In June, Deputy Minister for Climate Change, Lee Waters a freeze on new road building projects, whilst a review of highway schemes across Wales was carried out.
Ministers want to study the impact that road traffic has on climate change and all proposed schemes will be reviewed by an expert panel.
The move will impact the so called Deeside Red Route scheme, a new 13km two-lane dual carriageway linking the A55 at Northop with the A494 and A550 north of Deeside Parkway Junction via the Flintshire Bridge.
The red route would see traffic diverted from Aston Hill, where air pollution is high because of the number of lorries and cars.
The panel consisting of climate change and transport specialists from across the UK, will be led by Dr Lynn Sloman MBE, a transport consultant based in Wales who has previously been part of the Lord Burns Commission.
“In light of the climate change emergency, the panel will be asked to consider whether new roads are the right solutions for transport problems, or whether there are alternative sustainable modes of transport that would work better.” The Welsh government said.
The Deputy Minister for Climate Change, Lee Waters said:
“Transport generates around 17% of all our emissions, so must play its part if we are to reach our target of net zero emissions by 2050.”
“We need to move away from spending money on projects that encourage more people to drive, and redirect this money on maintaining our existing roads and investing in real alternatives.”
“We recognise that these decisions throw up tensions, but we have to confront that if we’re going to make a real difference.”
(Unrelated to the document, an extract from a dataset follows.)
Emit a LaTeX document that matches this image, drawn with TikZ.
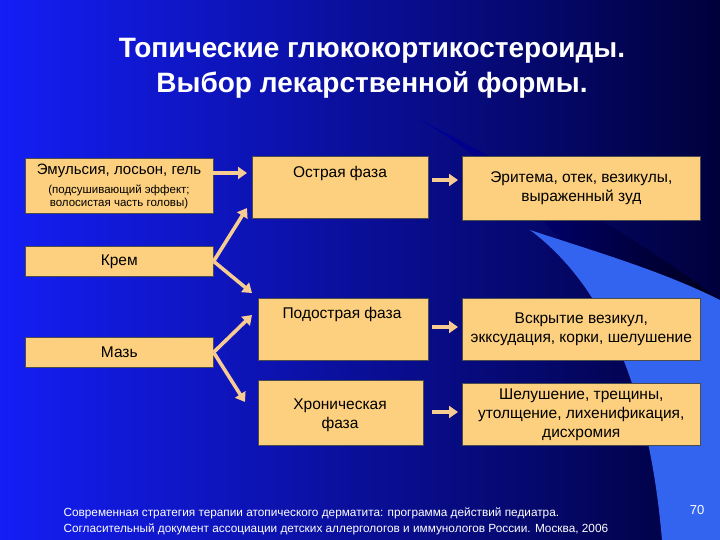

“We’re not saying this is the end of road construction in Wales, but the panel of experts that I have announced today will ensure that this is no longer the default response to a transport problem.”
Instead money saved by not building new roads will be used to improve existing infrastructure, helping to create new bus and cycle lanes that give people a meaningful alternative choice for travel.
The panel will consist of:
- Julie Hunt: a Chartered Civil Engineer working for an engineering consultancy and Chair of the Chartered Institution of Highways and Transportation (Cymru Wales).
- Professor Glenn Lyons: University of the West of England, specialising in Future Mobility.
- Geoff Ogden: Director of Planning, Development and Advisory Services at Transport for Wales.
- John Parkin: Professor of Transport Engineering and Deputy Director of the Centre for Transport and Society at the University of the West of England.
- Professor Andrew Potter: Cardiff Business School expert in freight, logistics and operations management.
- Helen Pye: Head of engagement at Snowdonia National Park Authority with involvement in traffic and parking management.
- Eurgain Powell: Transport specialist with the Office of the Future Generations Commissioner.
Dr Lynn Sloman, Panel Chair said:
“The Panel will bring a wealth of experience and diversity of perspectives to this Review.”
“The climate emergency makes it imperative that we avoid any investment that increases carbon emissions, especially in the next 15 years when most cars on the road will still be petrol and diesel vehicles.”
“But we also need to understand the problems that road schemes have been designed to address – whether safety, air quality or unreliability – and consider how those problems can be tackled without increasing carbon.”
“The panel will provide its final report next summer.”